Monday, March 23, 2015

Opening Up of Indian economy

The reform process in India was initiated with the aim of accelerating the pace of economic growth and eradication of poverty. The process of economic liberalization in India can be traced back to the late 1970s. However, the reform process began in earnest only in July 1991. It was only in 1991 that the Government signaled a systemic shift to a more open economy with greater reliance upon market forces, a larger role for the private sector including foreign investment, and a restructuring of the role of Government. The process of economic reforms  by the government of India in 1991 for taking the country out of economic difficulty and speeding up the development of the country. The centre of economic reforms has been liberalisation, privatisation and globalisation these three terms are explained as follows:

(A) Liberalisation: 

Liberalisation means to unshackle the economy from bureaucratic cobweb to make it more competitive. Following are its chief features:
(i) To do away with the necessity of having a license for most of the industries
(ii) Freedom in determining the scale of business activities
(iii) Removing restrictions for the movement of goods and services from one place to another
(iv) Freedom to fix the prices of goods and services
(v) Reduction in the rate of taxes
(vi) Freedom from unnecessary control over economy
(vii) Simplifying import-export procedure
(viii) Simplifying the process of attracting foreign capital and technology.

(B) Privatisation:

In brief, privatisation means such an economic process through which some public sector undertaking is brought either partially or completely under private ownership.Broadly speaking, establishing a new enterprise in private sector instead of public sector is also privatisation. Not only this, depriving public sector of the job of production which was earlier reserved for it or transferring its production, without depriving it, to the private sector also amounts to privatisation.

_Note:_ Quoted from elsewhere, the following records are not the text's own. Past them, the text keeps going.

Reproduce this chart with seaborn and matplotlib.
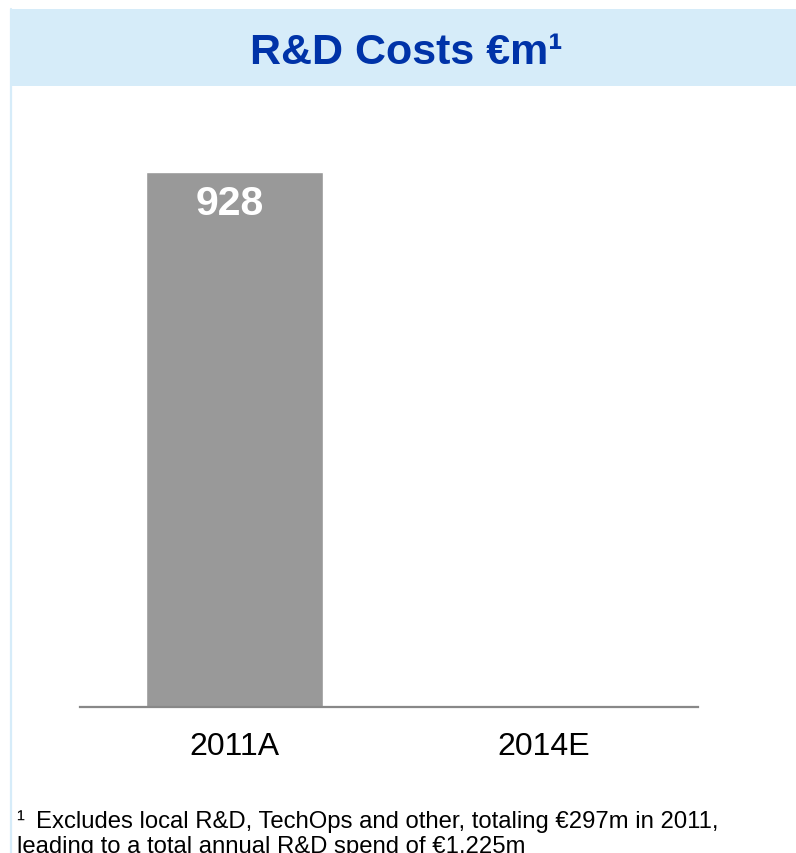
import matplotlib
matplotlib.use("Agg")
import matplotlib.pyplot as plt
import seaborn as sns
import pandas as pd
from matplotlib.patches import Rectangle
from matplotlib.lines import Line2D

# Data
categories = ["2011A", "2014E"]
values = [928, 0]
value_labels = ["928", ""]

title = "R&D Costs €m¹"
footnote_mark = "¹"
footnote_lines = [
    "Excludes local R&D, TechOps and other, totaling €297m in 2011,",
    "leading to a total annual R&D spend of €1,225m",
]

sns.set_theme(style="white")
plt.rcParams["font.family"] = ["Liberation Sans", "DejaVu Sans"]

W, H = 796, 854
fig = plt.figure(figsize=(W / 100, H / 100), dpi=100)
fig.patch.set_facecolor("white")

# Header band and left frame line
fig.patches.append(Rectangle((10 / W, 1 - 87 / H), (W - 10) / W, 77 / H,
                             transform=fig.transFigure, facecolor="#D6ECF9",
                             edgecolor="none", zorder=0))
fig.lines.append(Line2D([11 / W, 11 / W], [0, 1 - 10 / H], transform=fig.transFigure,
                        color="#D6ECF9", linewidth=1.6, zorder=0))

fig.text(406 / W, 1 - 64 / H, title, ha="center", va="baseline",
         fontsize=31, fontweight="bold", color="#0033A8")

# Plot area
ax_left, ax_right = 80, 698
ax_bottom, ax_top = 708, 120
ax = fig.add_axes([ax_left / W, 1 - ax_bottom / H,
                   (ax_right - ax_left) / W, (ax_bottom - ax_top) / H])
ax.set_facecolor("none")

df = pd.DataFrame({"period": categories, "cost": values})
sns.barplot(data=df, x="period", y="cost", color="#999999", saturation=1,
            width=0.576, ax=ax)

ax.set_xlim(-0.5, 1.5)
ax.set_ylim(0, 1020)
ax.set_xlabel("")
ax.set_ylabel("")
ax.set_yticks([])
for side in ["top", "left", "right"]:
    ax.spines[side].set_visible(False)
ax.spines["bottom"].set_color("#888888")
ax.spines["bottom"].set_linewidth(1.6)
ax.tick_params(axis="x", length=0, pad=17.5, labelsize=23, labelcolor="black")

for i, (v, lab) in enumerate(zip(values, value_labels)):
    if lab:
        ax.annotate(lab, xy=(i, v), xytext=(-3.5, -30.2), textcoords="offset points",
                    ha="center", va="baseline", fontsize=29.5, fontweight="bold",
                    color="white")

# Footnote
fig.text(16 / W, 1 - 828 / H, footnote_mark, ha="left", va="baseline",
         fontsize=17.2, color="black")
fig.text(36 / W, 1 - 828 / H, footnote_lines[0], ha="left", va="baseline",
         fontsize=17.2, color="black")
fig.text(17 / W, 1 - 853 / H, footnote_lines[1], ha="left", va="baseline",
         fontsize=17.2, color="black")

fig.savefig("out.png", dpi=100, facecolor="white")
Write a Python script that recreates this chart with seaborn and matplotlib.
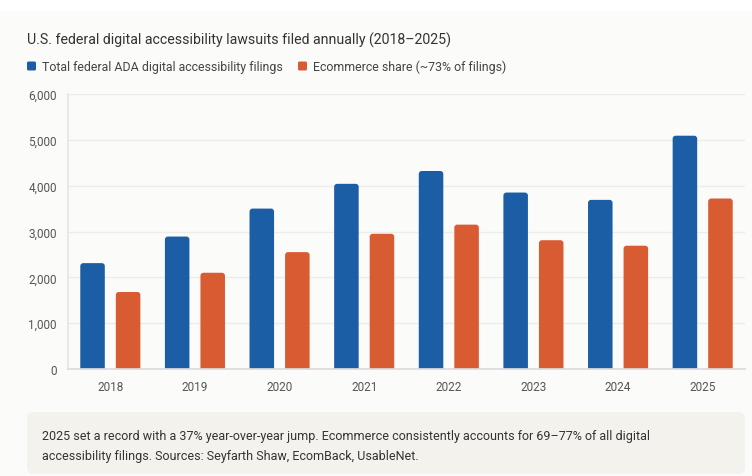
import pandas as pd
import matplotlib.pyplot as plt
import seaborn as sns
from matplotlib.patches import FancyBboxPatch, Rectangle

# ----------- DONNÉES -------------
years = ['2018', '2019', '2020', '2021', '2022', '2023', '2024', '2025']
total_filings = [2310, 2890, 3500, 4040, 4320, 3850, 3690, 5090]
ecommerce_filings = [1680, 2100, 2550, 2950, 3150, 2810, 2690, 3720]
series_names = ['Total federal ADA digital accessibility filings',
                'Ecommerce share (~73% of filings)']
y_ticks = [0, 1000, 2000, 3000, 4000, 5000, 6000]

blue = '#1b5ea6'
orange = '#d95b32'
bg = '#fbfbf9'

df = pd.DataFrame({
    'year': years * 2,
    'value': total_filings + ecommerce_filings,
    'series': [series_names[0]] * len(years) + [series_names[1]] * len(years),
})

sns.set_theme(style='white')
plt.rcParams['font.family'] = ['Roboto', 'DejaVu Sans']

W, H = 752, 477
fig = plt.figure(figsize=(W / 100, H / 100), dpi=100, facecolor=bg)

# bande blanche en haut
fig.patches.append(Rectangle((0, 1 - 12 / H), 1, 12 / H, transform=fig.transFigure,
                             facecolor='white', edgecolor='none', zorder=0))

ax = fig.add_axes([68 / W, (H - 370) / H, (745 - 68) / W, 275 / H])
ax.set_facecolor(bg)

sns.barplot(data=df, x='year', y='value', hue='series', palette=[blue, orange],
            width=0.84, gap=0.31, ax=ax, legend=False, saturation=1)

# coins arrondis en haut des barres (le bas passe sous l'axe et est coupé)
px_x = (745 - 68) / 8.0
px_y = 275 / 6000.0
r = 3.0 / px_x
dy = 4.0 / px_y
for p in list(ax.patches):
    x0, y0 = p.get_x(), p.get_y()
    w, h = p.get_width(), p.get_height()
    fc = p.get_facecolor()
    p.remove()
    ax.add_patch(FancyBboxPatch((x0, y0 - dy), w, h + dy,
                                boxstyle=f'round,pad=0,rounding_size={r}',
                                mutation_aspect=px_x / px_y,
                                facecolor=fc, edgecolor='none', zorder=3))

ax.set_xlim(-0.5, 7.5)
ax.set_ylim(0, 6000)
ax.set_yticks(y_ticks)
ax.set_yticklabels([f'{v:,}' for v in y_ticks])
ax.yaxis.grid(True, color='#ececea', linewidth=1, zorder=0)
ax.set_axisbelow(True)
ax.set_xlabel('')
ax.set_ylabel('')
ax.tick_params(axis='y', length=4, color='#e6e6e4', labelsize=8.5, labelcolor='#555555', pad=4)
ax.tick_params(axis='x', length=0, labelsize=8.5, labelcolor='#555555', pad=8)
for s in ['top', 'right']:
    ax.spines[s].set_visible(False)
ax.spines['left'].set_color('#e6e6e4')
ax.spines['bottom'].set_color('#dcdcda')
ax.spines['bottom'].set_zorder(4)

# titre et légende
fig.text(27 / W, 1 - 40 / H, 'U.S. federal digital accessibility lawsuits filed annually (2018–2025)',
         fontsize=10.2, color='#333333', va='center', ha='left')

leg_y = 1 - 67 / H
sq = 9
for x_sq, x_txt, name, col in [(27, 42, series_names[0], blue), (298, 313, series_names[1], orange)]:
    fig.patches.append(FancyBboxPatch((x_sq / W, leg_y - sq / 2 / H), sq / W, sq / H,
                                      boxstyle=f'round,pad=0,rounding_size={1.5 / W}',
                                      mutation_aspect=W / H, transform=fig.transFigure,
                                      facecolor=col, edgecolor='none'))
    fig.text(x_txt / W, leg_y, name, fontsize=8.9, color='#444444', va='center', ha='left')

# encadré de note
fig.patches.append(FancyBboxPatch((27 / W, 1 - 475 / H), (745 - 27) / W, 62 / H,
                                  boxstyle=f'round,pad=0,rounding_size={7 / W}',
                                  mutation_aspect=W / H, transform=fig.transFigure,
                                  facecolor='#f3f2ed', edgecolor='none'))
fig.text(42 / W, 1 - 437 / H,
         '2025 set a record with a 37% year-over-year jump. Ecommerce consistently accounts for 69–77% of all digital',
         fontsize=9.0, color='#333333', va='center', ha='left')
fig.text(42 / W, 1 - 457 / H,
         'accessibility filings. Sources: Seyfarth Shaw, EcomBack, UsableNet.',
         fontsize=9.0, color='#333333', va='center', ha='left')

fig.savefig('out.png', dpi=100, facecolor=bg)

Its chief features are given below:
(i) Reducing the role of public sector and increasing the role of private sector
(ii) Reducing fiscal burden of the government
(iii) Reducing the size of the government machinery
(iv) Speeding up economic development
(v) Improving management of enterprises
(vi) Increase in government treasury
(vii)Increasing competition by opening industries reserved for the public sector to the private sector.

(C) Globalisation:

Globalisation means integrating the economy with the rest of the world. Following are its chief features:
(i) Free flow of goods and services in all the countries
(ii) Free flow of capital in all the countries
(iii) Free flow of information and technology in all the countries
(iv) Free movement of people in all the countries
(v) The same conflict-solving technique in all the countries.